Pirke de-Rabbi Eliezer 22 and 27
Late 8th / early 9th century midrashic compilation. Chapter 22 narrates the descent in compressed form (Shemhazai and Azael descend, take wives, beget giants, bring the flood). Chapter 27 gives the famous extension: Shemhazai repents before falling, suspends himself between heaven and earth head down, and is identified in some versions with the constellation Orion (Hebrew Kesil).
See: Pirke de-Rabbi Eliezer 22 and 27.
Yalqut Shimoni / Midrash Abkir
A medieval Hebrew midrashic compilation preserves the long version of the Shemhazai-and-Azael story in Midrash Abkir. Some of this Abkir material is older than its written form; Louis Ginzberg's Legends of the Jews collects multiple versions.
Talmud — Babylonian, Yoma 67b
The Talmud, discussing the etymology of Azazel in the Yom Kippur scapegoat ritual, briefly notes that the name might be tied to the angels Uzza and Azael. This is the closest the Talmud comes to the named-fallen-angel tradition — a brief acknowledgment, then the discussion moves on.
See: BT Yoma 67b.
What got reframed
From "fallen angels" to "sons of Seth"
Mainstream rabbinic exegesis on Gen 6:1–4 — especially in the post-Tannaitic period — developed the reading that "sons of God" meant human nobles, not angels. Genesis Rabbah preserves multiple versions of this de-angelization. The same move happens in later Western Christianity (Augustine's "Sethite reading") for partly similar reasons — to disconnect the cryptic Genesis verses from the angelic-Watcher tradition that the church's apocrypha (1 Enoch) and the synagogue's apocrypha (Jubilees, Test 12) had developed at length.
From Watchers narrative to Metatron-tradition
The angelic-elevation tradition — Enoch ascending and becoming a great angel — did not die in Rabbinic Judaism. It was transferred from the Genesis-6 fallen-angel narrative to the Metatron tradition that flowers in 3 Enoch and the Hekhalot literature. The Talmud's "Two Powers in Heaven" controversy (BT Hagigah 15a) presupposes a tradition of an exalted angel near God's throne — and that tradition runs back through 3 Enoch to the earlier Enochic exaltation material.
So: the Watchers' fall tradition was suppressed in mainstream rabbinic theology. The Enoch exaltation tradition was developed — under the name Metatron — in the mystical literature. See: Merkavah / Kabbalah overview.
Why mainstream Rabbinic Judaism distanced itself
Several factors are usually proposed by modern scholarship (Reed 2005, ch. 6):
- Christian appropriation: 1 Enoch was used extensively by early Christians (Jude, 2 Peter, Tertullian, Athenagoras). Distancing from it was partly a polemical move.

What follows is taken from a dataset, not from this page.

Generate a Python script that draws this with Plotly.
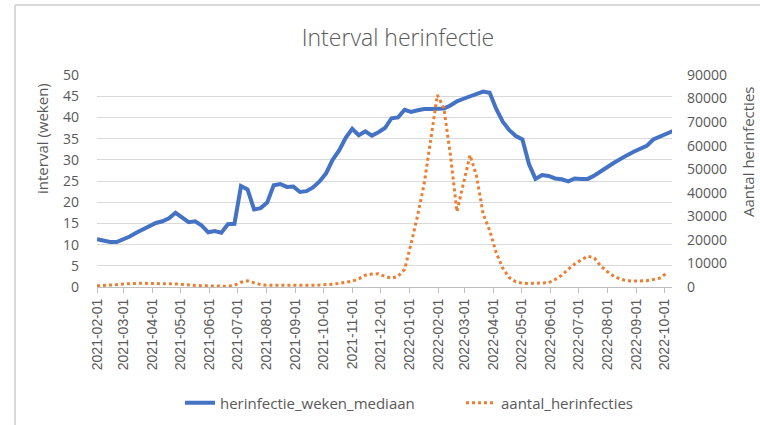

- Theological economy: A demonological mythology centered on named fallen angels risked competing with strict monotheism. The de-angelized reading kept Gen 6 within ordinary moral failure.
- Canonical consolidation: As the rabbinic canon settled, books outside it lost institutional support and recipients.
What this means for reading 1 Enoch
If you're a Jewish reader or are interested in how Jewish tradition has engaged this material, you have two parallel streams to draw on:
- The suppressed-then-reframed Watchers tradition, surviving in Targum Pseudo-Jonathan, Pirke de-Rabbi Eliezer, Midrash Abkir, and a single Talmudic gloss at Yoma 67b.
- The transferred-and-elevated Enoch tradition, running through 3 Enoch / Hekhalot literature and into Kabbalah's Metatron-figure.
These are two different ways the same Second Temple Enochic material outlived the canon's verdict.
Further reading
- A. Y. Reed, Fallen Angels and the History of Judaism and Christianity (Cambridge, 2005), ch. 6 — the standard scholarly treatment of the rabbinic-era survivals.
- L. Ginzberg, Legends of the Jews (JPS, 1909–38), vol. 1, pp. 124–151 — collected versions with source-citations.
- A. A. Orlov, The Enoch-Metatron Tradition (Mohr Siebeck, 2005) — for the elevated-Enoch / Metatron line.
- P. Schäfer, The Origins of Jewish Mysticism (Mohr Siebeck, 2009).
Entertainment / individual-study posture: this module summarizes how mainstream and mystical Jewish traditions have handled the Watchers material. It is not Jewish religious teaching.